= David Brill (cinematographer) =

Australian cinematographer and journalist

David Brill (born 1944) is an Australian cinematographer and journalist.

In 1966 Brill joined the Australian Broadcasting Commission in Hobart as a cameraman, and the following year was sent to cover the 1967 Tasmanian fires. His work earned Visnews' award of Cameraman of the Month.

He accompanied Mike Willesee on an assignment to Vietnam and Cambodia for Four Corners in the early 1970s. He returned to Saigon for the evacuation of Australian personnel and was one of the last passengers on the last RAAF plane out of South Vietnam after the Fall of Saigon. He returned to Asia as a freelancer in the 1990s, based in Hong Kong.

He did much work for the SBS program Dateline in the period 2006–2016. He was twice awarded a United Nations Media Peace Award — for his work on SBS documentaries Good Morning Vietnam and Chad – Crisis in The Desert.

In the mid-1960s Brill and Peter Donnelly joined the Australian Cinematographers Society (ACS), founding the Tasmanian branch of the society. In 2008, he was inducted into the ACS Hall of Fame.

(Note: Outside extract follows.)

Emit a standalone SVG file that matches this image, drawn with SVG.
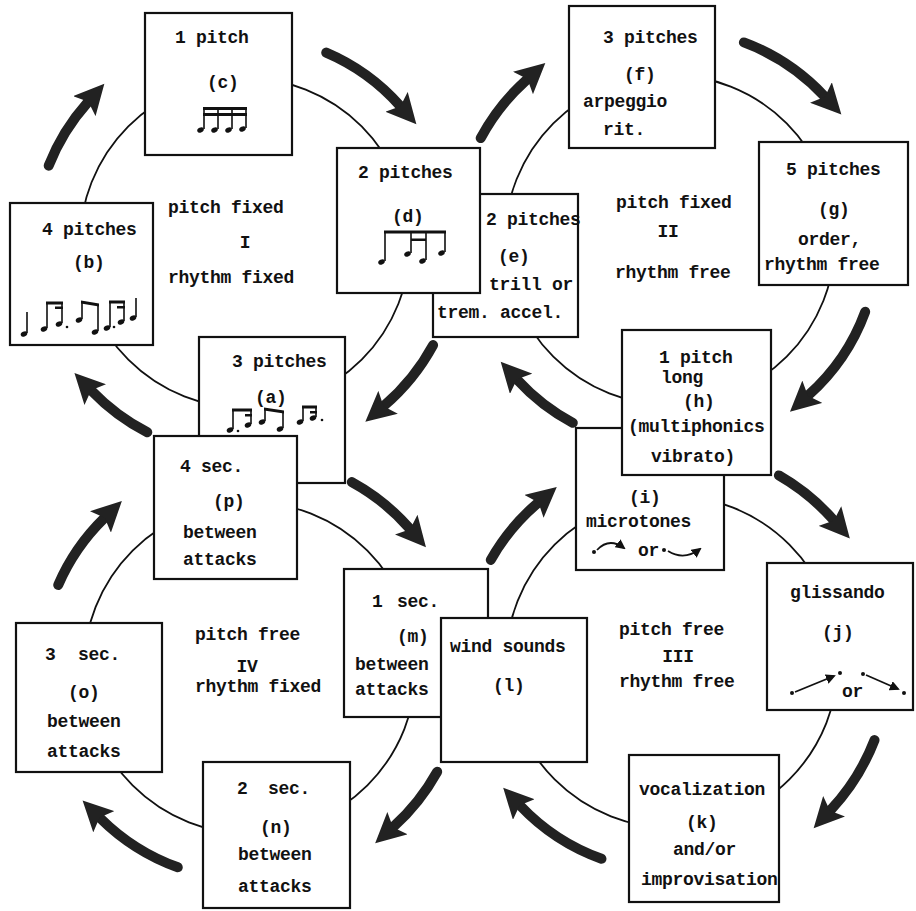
<svg xmlns="http://www.w3.org/2000/svg" width="916" height="911" viewBox="0 0 916 911">
<style>
.bx{fill:#fff;stroke:#111;stroke-width:2.2}
.ring{fill:none;stroke:#111;stroke-width:1.8}
.arr{fill:none;stroke:#222;stroke-width:10;stroke-linecap:round;marker-end:url(#ah)}
.t{font-family:"Liberation Mono","Courier New",monospace;font-size:18px;font-weight:bold;letter-spacing:-0.3px;fill:#111}
.mus{stroke:#111;stroke-width:1.6;fill:none}
.beam{fill:#111}
.nh{fill:#111}
.sym{stroke:#111;stroke-width:1.8;fill:none}
</style>
<defs>
<marker id="ah" markerUnits="userSpaceOnUse" markerWidth="32" markerHeight="30" viewBox="0 0 32 30" refX="5" refY="15" orient="auto">
<path d="M0,0 L30,15 L0,30 L6,15 Z" fill="#222"/>
</marker>
<marker id="sa" markerUnits="userSpaceOnUse" markerWidth="10" markerHeight="10" viewBox="0 0 10 10" refX="8" refY="5" orient="auto">
<path d="M0,0 L10,5 L0,10 Z" fill="#111"/>
</marker>
<ellipse id="hd" cx="0" cy="0" rx="3.4" ry="2.5" transform="rotate(-25)"/>
</defs>
<rect width="916" height="911" fill="#fff"/>

<g id="connectors">
<circle class="ring" cx="245" cy="243" r="165"/>
<circle class="ring" cx="670" cy="240" r="165"/>
<circle class="ring" cx="672" cy="662" r="166"/>
<circle class="ring" cx="250" cy="668" r="166"/>
<path class="arr" d="M48.7,165.7 A211,211 0 0 1 87.7,102.4"/>
<path class="arr" d="M326.2,52.6 A207,207 0 0 1 399.8,105.6"/>
<path class="arr" d="M433.1,345.1 A214,214 0 0 1 384.3,405.5"/>
<path class="arr" d="M147.3,432.3 A213,213 0 0 1 91.8,391"/>
<path class="arr" d="M480.7,138.1 A215,215 0 0 1 526.7,79.7"/>
<path class="arr" d="M743.9,42.4 A211,211 0 0 1 824.3,96.1"/>
<path class="arr" d="M865.2,311.8 A208,208 0 0 1 808.6,395.1"/>
<path class="arr" d="M572.8,422.8 A207,207 0 0 1 517.6,380.1"/>
<path class="arr" d="M778.9,475.4 A215,215 0 0 1 833.3,519.8"/>
<path class="arr" d="M874.5,740.1 A217,217 0 0 1 830.7,810"/>
<path class="arr" d="M601.5,858.8 A209,209 0 0 1 520.4,805.9"/>
<path class="arr" d="M490.8,559.9 A208,208 0 0 1 537.7,503.1"/>
<path class="arr" d="M351.8,482.1 A212,212 0 0 1 409.5,528.4"/>
<path class="arr" d="M437.2,771.7 A214,214 0 0 1 393.7,826.5"/>
<path class="arr" d="M177.8,867.3 A212,212 0 0 1 100.3,818.2"/>
<path class="arr" d="M58.2,585 A209,209 0 0 1 104,518.4"/>
</g>

<g id="label-I">
<text class="t" x="168" y="213">pitch fixed</text>
<text class="t" x="245" y="248" text-anchor="middle">I</text>
<text class="t" x="168" y="283">rhythm fixed</text>
</g>
<g id="label-II">
<text class="t" x="616" y="208">pitch fixed</text>
<text class="t" x="668" y="237" text-anchor="middle">II</text>
<text class="t" x="615" y="278">rhythm free</text>
</g>
<g id="label-III">
<text class="t" x="619" y="635">pitch free</text>
<text class="t" x="678" y="662" text-anchor="middle">III</text>
<text class="t" x="619" y="687">rhythm free</text>
</g>
<g id="label-IV">
<text class="t" x="195" y="640">pitch free</text>
<text class="t" x="247" y="672" text-anchor="middle">IV</text>
<text class="t" x="195" y="692">rhythm fixed</text>
</g>

<g id="node-b">
<rect class="bx" x="10" y="203" width="143" height="142"/>
<text class="t" x="42" y="235">4 pitches</text>
<text class="t" x="73" y="268">(b)</text>
<g class="mus">
<path d="M27,312V333 M47,303V328 M62,303V323 M82,302V319 M98,305V331 M110,302V327 M124,302V321 M136,298V317"/>
</g>
<path class="beam" d="M46,301.5H63V304.5H46Z M55,306.5H63V309H55Z M81,300.5L99,303.5V306.5L81,303.5Z M109,300.5H125V303.5H109Z M117,306H125V308.5H117Z"/>
<g class="nh">
<use href="#hd" x="24" y="334"/><use href="#hd" x="44" y="329"/><use href="#hd" x="59" y="324"/>
<use href="#hd" x="79" y="320"/><use href="#hd" x="95" y="332"/><use href="#hd" x="107" y="328"/>
<use href="#hd" x="121" y="322"/><use href="#hd" x="133" y="318"/>
<circle cx="67" cy="327" r="1.3"/><circle cx="114" cy="327" r="1.3"/>
</g>
</g>

<g id="node-c">
<rect class="bx" x="145" y="13" width="147" height="142"/>
<text class="t" x="175" y="43">1 pitch</text>
<text class="t" x="207" y="88">(c)</text>
<path class="mus" d="M204,108V129 M218,108V129 M232,108V129 M246,108V128"/>
<path class="beam" d="M203,107H247V110H203Z M203,113H247V116H203Z"/>
<g class="nh"><use href="#hd" x="200.5" y="130"/><use href="#hd" x="214.5" y="130"/><use href="#hd" x="228.5" y="130"/><use href="#hd" x="242.5" y="129"/></g>
</g>

<g id="node-a">
<rect class="bx" x="199" y="337" width="146" height="146"/>
<text class="t" x="232" y="367">3 pitches</text>
<text class="t" x="255" y="403">(a)</text>
<path class="mus" d="M233,410V429 M251,410V424 M265,409V421 M283,412V428 M303,407V421 M316,407V417"/>
<path class="beam" d="M232,408.5H252V411.5H232Z M245,414H252V416.5H245Z M264,407.5L284,410.5V413.5L264,410.5Z M302,405.5H317V408.5H302Z M310,411H317V413.5H310Z"/>
<g class="nh"><use href="#hd" x="230" y="430"/><use href="#hd" x="248" y="425"/><use href="#hd" x="262" y="422"/><use href="#hd" x="280" y="429"/><use href="#hd" x="300" y="422"/><use href="#hd" x="313" y="418"/>
<circle cx="238" cy="431" r="1.3"/><circle cx="322" cy="420" r="1.3"/></g>
</g>

<g id="node-p">
<rect class="bx" x="154" y="436" width="143" height="143"/>
<text class="t" x="180" y="472">4 sec.</text>
<text class="t" x="213" y="507">(p)</text>
<text class="t" x="183" y="538">between</text>
<text class="t" x="183" y="565">attacks</text>
</g>

<g id="node-e">
<rect class="bx" x="433" y="194" width="145" height="143"/>
<text class="t" x="486" y="225">2 pitches</text>
<text class="t" x="498" y="262">(e)</text>
<text class="t" x="489" y="290">trill or</text>
<text class="t" x="437" y="318">trem. accel.</text>
</g>

<g id="node-d">
<rect class="bx" x="337" y="148" width="143" height="145"/>
<text class="t" x="358" y="178">2 pitches</text>
<text class="t" x="392" y="222">(d)</text>
<path class="mus" d="M385,232V261 M411,232V253 M426,232V260 M445,232V252"/>
<path class="beam" d="M384,230.5H446V233.5H384Z M411,238.5H426V241H411Z"/>
<g class="nh"><use href="#hd" x="381.5" y="262"/><use href="#hd" x="407.5" y="254"/><use href="#hd" x="422.5" y="261"/><use href="#hd" x="441.5" y="253"/></g>
</g>

<g id="node-f">
<rect class="bx" x="569" y="6" width="146" height="142"/>
<text class="t" x="603" y="43">3 pitches</text>
<text class="t" x="624" y="80">(f)</text>
<text class="t" x="583" y="107">arpeggio</text>
<text class="t" x="603" y="135">rit.</text>
</g>

<g id="node-g">
<rect class="bx" x="759" y="142" width="149" height="143"/>
<text class="t" x="786" y="175">5 pitches</text>
<text class="t" x="818" y="215">(g)</text>
<text class="t" x="798" y="245">order,</text>
<text class="t" x="764" y="270">rhythm free</text>
</g>

<g id="node-i">
<rect class="bx" x="576" y="428" width="148" height="142"/>
<text class="t" x="629" y="503">(i)</text>
<text class="t" x="586" y="527">microtones</text>
<circle cx="594" cy="552" r="2" fill="#111"/>
<path class="sym" d="M597,550 Q609,537 624,548" marker-end="url(#sa)"/>
<text class="t" x="638" y="556">or</text>
<circle cx="664" cy="550" r="2" fill="#111"/>
<path class="sym" d="M668,551 Q684,561 700,549" marker-end="url(#sa)"/>
</g>

<g id="node-h">
<rect class="bx" x="622" y="330" width="149" height="145"/>
<text class="t" x="659" y="363">1 pitch</text>
<text class="t" x="661" y="383">long</text>
<text class="t" x="683" y="407">(h)</text>
<text class="t" x="628" y="432">(multiphonics</text>
<text class="t" x="651" y="462">vibrato)</text>
</g>

<g id="node-j">
<rect class="bx" x="767" y="563" width="146" height="147"/>
<text class="t" x="790" y="598">glissando</text>
<text class="t" x="822" y="638">(j)</text>
<circle cx="792" cy="693" r="2" fill="#111"/>
<path class="sym" d="M795,692 L834,676" marker-end="url(#sa)"/>
<circle cx="840" cy="673" r="2" fill="#111"/>
<text class="t" x="842" y="697">or</text>
<circle cx="863" cy="674" r="2" fill="#111"/>
<path class="sym" d="M866,675 L898,689" marker-end="url(#sa)"/>
<circle cx="904" cy="693" r="2" fill="#111"/>
</g>

<g id="node-k">
<rect class="bx" x="629" y="755" width="150" height="147"/>
<text class="t" x="639" y="795">vocalization</text>
<text class="t" x="686" y="828">(k)</text>
<text class="t" x="673" y="855">and/or</text>
<text class="t" x="641" y="885">improvisation</text>
</g>

<g id="node-m">
<rect class="bx" x="344" y="569" width="144" height="148"/>
<text class="t" x="372" y="607">1 <tspan dx="4">sec.</tspan></text>
<text class="t" x="397" y="642">(m)</text>
<text class="t" x="355" y="670">between</text>
<text class="t" x="355" y="695">attacks</text>
</g>

<g id="node-l">
<rect class="bx" x="441" y="618" width="146" height="144"/>
<text class="t" x="450" y="652">wind sounds</text>
<text class="t" x="493" y="691">(l)</text>
</g>

<g id="node-n">
<rect class="bx" x="203" y="762" width="147" height="146"/>
<text class="t" x="237" y="794">2 <tspan dx="10">sec.</tspan></text>
<text class="t" x="260" y="833">(n)</text>
<text class="t" x="238" y="860">between</text>
<text class="t" x="238" y="892">attacks</text>
</g>

<g id="node-o">
<rect class="bx" x="16" y="623" width="146" height="149"/>
<text class="t" x="45" y="660">3 <tspan dx="12">sec.</tspan></text>
<text class="t" x="68" y="698">(o)</text>
<text class="t" x="47" y="727">between</text>
<text class="t" x="47" y="757">attacks</text>
</g>
</svg>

He was made a Member of the Order of Australia in the 2017 Australia Day Honours for his contribution to the broadcast media and service to the community of Tasmania.

An interview with Phillip Adams, broadcast on Radio National Late Night Live on 16 June 2003, is available as podcast.

He was the subject of the book The Man Who Saw Too Much: David Brill, Combat Cameraman by John Little; Hachette Australia (2010) ISBN 978-0733627477

He was the subject of a documentary film David Brill's Story On the Frontlines (2021), available to watch via Freeview.